Talk:Register renaming
From Wikipedia, the free encyclopedia
Initially I had thought that I could describe just the mechanics of renaming without pipeline descriptions. Didn't happen; those descriptions got large. At some point I will move those two pipeline descriptions into their own pages, like the Classic RISC Pipeline page. Before I do that I'd like to find better names for the renaming styles.
Better diagrams would be nice as well. I haven't figured out how to make them both compact and readable.
Finally, the introduction is a tough read. It's easy to write something short but it usually ends up either cryptic or wrong. The current version is cryptic.
You removed the discussion of registers-for-speed and noted it (apparently) as a "factual error". I have to disagree. The growth in register count from ~3 in the 1970s to the hundreds in modern CPU's is specifically to take advantage of higher speed access, allowing one-cycle retiring. Perhaps I am misreading the check-in note, but if not I think it's reasonable to re-add the portion on performance.
Maury 23:55, 24 Feb 2004 (UTC)
Let me expand on my check-in note:
> Registers are small pieces of memory that can be accessed with almost zero > cost
I didn't understand precisely what "cost" meant.
> Registers are an important part of the CPU design,
I didn't think this added anything; you were working up to...
> but take up considerable room on the CPU design
No. Specifically, things like architectural register files in fast x86 designs are absolutely tiny. Issue/decode logic dominates.
> and are therefore "expensive".
No. Large numbers of registers in the ISA are "expensive" because you have to encode them, which means the instructions get large and awkward and chew up lots of instruction cache.
> One of the major goals in CPU design is to get the best use of the > registers for the lowest cost.
I've been part of two CPU designs, and at no time did anyone mention this as a goal.
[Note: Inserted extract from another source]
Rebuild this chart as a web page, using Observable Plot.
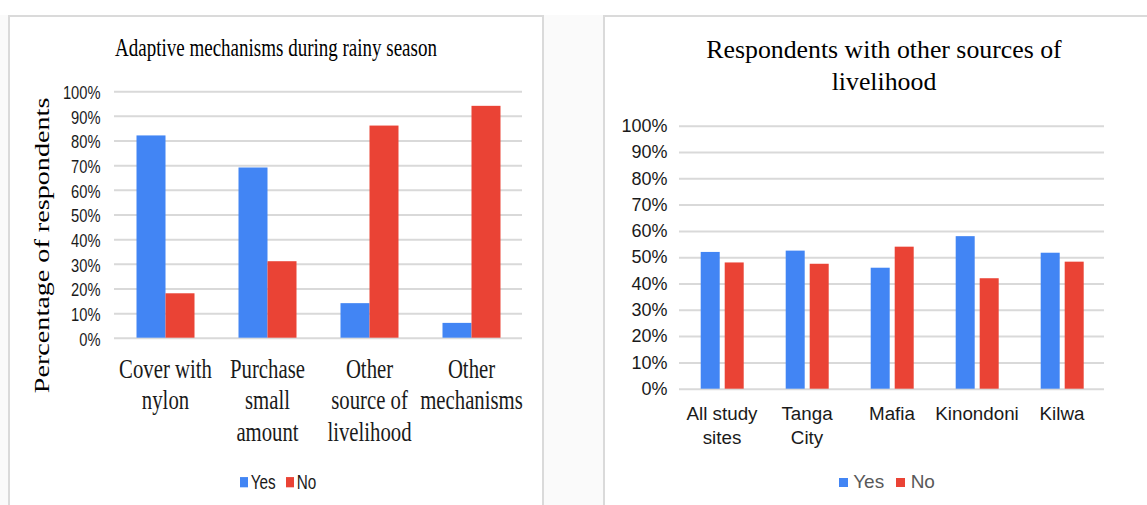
<!DOCTYPE html>
<html>
<head>
<meta charset="utf-8">
<script src="https://cdn.jsdelivr.net/npm/d3@7"></script>
<script src="https://cdn.jsdelivr.net/npm/@observablehq/plot@0.6"></script>
<style>
  html, body { margin: 0; padding: 0; }
  body { width: 1147px; height: 505px; overflow: hidden; background: #fff; position: relative; }
  .abs { position: absolute; }
  .shade { left: 0; top: 15px; width: 1147px; height: 490px; background: #fafafa; }
  .panel { box-sizing: border-box; background: #fff; border: 2px solid #dadada; border-bottom: none; }
  .serif { font-family: "Liberation Serif", "Times New Roman", serif; color: #000; }
  .sans { font-family: "Liberation Sans", Arial, sans-serif; }
  .legend { display: flex; justify-content: center; align-items: center; white-space: nowrap; }
  .legend .sw { display: inline-block; }
  #leftFig { left: 0; top: 15px; width: 544px; height: 383px; transform: scaleY(1.28); transform-origin: 0 0; }
  svg { overflow: visible; }
</style>
</head>
<body>
<div class="abs shade"></div>
<div class="abs panel" style="left:8px; top:15px; width:536px; height:495px;"></div>
<div class="abs panel" style="left:603px; top:15px; width:560px; height:495px;"></div>

<div id="leftFig" class="abs">
  <div id="leftTitle" class="abs serif" style="left:76px; top:14px; width:400px; line-height:24px; font-size:19px; text-align:center; white-space:nowrap;"></div>
  <div id="leftYLabel" class="abs serif" style="left:-108.5px; top:167.7px; width:300px; line-height:24px; font-size:22px; text-align:center; white-space:nowrap; transform:rotate(-90deg);"></div>
  <div id="leftChart" class="abs" style="left:0; top:38px;"></div>
  <div id="leftLegend" class="abs sans legend" style="left:178px; top:354.6px; width:200px; height:20px; font-size:15.3px; color:#1a1a1a;"></div>
</div>

<div id="rightTitle" class="abs serif" style="left:704px; top:34px; width:360px; line-height:32px; font-size:25.8px; text-align:center; white-space:nowrap;"></div>
<div id="rightChart" class="abs" style="left:604px; top:100px;"></div>
<div id="rightLegend" class="abs sans legend" style="left:786.8px; top:472px; width:200px; height:20px; font-size:19px; color:#595959;"></div>

<script>
// Adaptive mechanisms during rainy season (share of respondents, %)
const mechanisms = ["Cover with nylon", "Purchase small amount", "Other source of livelihood", "Other mechanisms"];
const mechanismLabels = ["Cover with\nnylon", "Purchase\nsmall\namount", "Other\nsource of\nlivelihood", "Other\nmechanisms"];
const mechanismYes = [82, 69, 14, 6];
const mechanismNo = [18, 31, 86, 94];

// Respondents with other sources of livelihood, by study site (%)
const sites = ["All study sites", "Tanga City", "Mafia", "Kinondoni", "Kilwa"];
const siteLabels = ["All study\nsites", "Tanga\nCity", "Mafia", "Kinondoni", "Kilwa"];
const siteYes = [52, 52.5, 46, 58, 51.7];
const siteNo = [48, 47.5, 54, 42, 48.3];

const seriesNames = ["Yes", "No"];
const seriesColors = ["#4285f4", "#ea4335"];
const percentTicks = [0, 10, 20, 30, 40, 50, 60, 70, 80, 90, 100];

const leftTitleText = "Adaptive mechanisms during rainy season";
const leftAxisTitle = "Percentage of respondents";
const rightTitleLines = ["Respondents with other sources of", "livelihood"];

const SANS = "Liberation Sans, Arial, sans-serif";
const SERIF = "Liberation Serif, Times New Roman, serif";

function toRows(cats, yes, no) {
  return cats.flatMap((c, i) => [
    {cat: c, series: seriesNames[0], value: yes[i]},
    {cat: c, series: seriesNames[1], value: no[i]}
  ]);
}

function groupedBars({cats, labels, yes, no, width, height, margins, xPad, gridWidth,
                      tickFont, tickPad, tickDy, catFont, catFamily, catPad, catLineHeight}) {
  const rows = toRows(cats, yes, no);
  return Plot.plot({
    width, height,
    marginLeft: margins[0], marginRight: margins[1], marginTop: margins[2], marginBottom: margins[3],
    style: {background: "transparent", color: "#1a1a1a", fontFamily: SANS, overflow: "visible"},
    fx: {domain: cats, padding: 0, label: null},
    x: {domain: seriesNames, paddingInner: xPad[0], paddingOuter: xPad[1], axis: null},
    y: {domain: [0, 100], label: null},
    color: {domain: seriesNames, range: seriesColors},
    marks: [
      Plot.gridY(percentTicks, {stroke: "#d9d9d9", strokeOpacity: 1, strokeWidth: gridWidth}),
      Plot.barY(rows, {fx: "cat", x: "series", y: "value", fill: "series"}),
      Plot.axisY(percentTicks, {
        tickSize: 0, tickPadding: tickPad, label: null, dy: tickDy,
        tickFormat: d => d + "%", fontSize: tickFont, fontFamily: SANS
      }),
      Plot.axisFx({
        anchor: "bottom", tickSize: 0, tickPadding: catPad, label: null,
        tickFormat: c => labels[cats.indexOf(c)],
        fontSize: catFont, fontFamily: catFamily, lineHeight: catLineHeight
      })
    ]
  });
}

function legend(el, squareSize, gapText, gapItem) {
  seriesNames.forEach((name, i) => {
    const item = document.createElement("span");
    item.style.display = "inline-flex";
    item.style.alignItems = "center";
    if (i > 0) item.style.marginLeft = gapItem + "px";
    const sw = document.createElement("span");
    sw.className = "sw";
    sw.style.width = squareSize + "px";
    sw.style.height = squareSize + "px";
    sw.style.background = seriesColors[i];
    sw.style.marginRight = gapText + "px";
    item.appendChild(sw);
    item.appendChild(document.createTextNode(name));
    el.appendChild(item);
  });
}

// Left chart
document.getElementById("leftTitle").textContent = leftTitleText;
document.getElementById("leftYLabel").textContent = leftAxisTitle;
document.getElementById("leftChart").appendChild(groupedBars({
  cats: mechanisms, labels: mechanismLabels, yes: mechanismYes, no: mechanismNo,
  width: 544, height: 309.1, margins: [112.5, 20.4, 21.4, 95],
  xPad: [0, 0.742], gridWidth: 1.6,
  tickFont: 14.7, tickPad: 14, tickDy: 1,
  catFont: 20.75, catFamily: SERIF, catPad: 13, catLineHeight: 1.2
}));
legend(document.getElementById("leftLegend"), 8, 3, 10);

// Right chart
const rt = document.getElementById("rightTitle");
rightTitleLines.forEach(line => {
  const d = document.createElement("div");
  d.textContent = line;
  rt.appendChild(d);
});
document.getElementById("rightChart").appendChild(groupedBars({
  cats: sites, labels: siteLabels, yes: siteYes, no: siteNo,
  width: 543, height: 353.7, margins: [74.3, 43, 25.7, 65],
  xPad: [0.227, 0.872], gridWidth: 2,
  tickFont: 18, tickPad: 12, tickDy: 0,
  catFont: 18.8, catFamily: SANS, catPad: 14, catLineHeight: 1.28
}));
legend(document.getElementById("rightLegend"), 9, 5.5, 12);
</script>
</body>
</html>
Never heard about it from any other CPU design teams either.
That said, adding architected registers to ISAs has been a point of several modern ISA designs. For high speed out-of-order designs, this is to give the compiler more names to expose more parallelism to the hardware. For embedded designs, it's gone both ways -- many ISAs went with 32 registers because that was the classic RISC style, and it fits nicely in a 32 bit instruction. Others (e.g. ARM Thumb) went with smaller numbers of registers (8 IIRC), trading exposed parallelism for packing density. I have not done a stack architecture, but I hear they are dense and give a fair number of registers too, at the cost of decoder complexity.
> functional units, a single one of which would represent a complete CPU > on it's own
Also false. Functional units refer to ALUs, FP multipliers or adders, or cache access pipes. The term is actually a bit vague, since it sometimes refers to a bunch of possible computations that share a writeback port to a central register file.
You had something in there about 20-way superscalar machines. You may have intended to refer to vector operations, but I didn't get that from context.
"Fast" these days comes down to getting values from one functional unit to another with nothing more than wire and mux delays. This can be done with values that go through memory, but the hardware to figure out the aliasing and get this right is much larger and more power hungry than the hardware to figure out forwarding from register names.
I'm not sure how to write this accurately and concisely, but saying that putting in lots of registers is good because they're fast is just not right.
I do appreciate your interest, and I readily acknowledge that my writing is not the best and can be improved.
[edit] Sources
Wen-Mei Hwo, Yale Patt, Michael Shebanow, about 1985, describe R10k style renaming and checkpoint repair.
Jim Smith and Andrew Pleszkun, about 1986, describe ROB, history file, future file.
Add these paper references to this page.
Iain McClatchie 20:38, 2 May 2005 (UTC)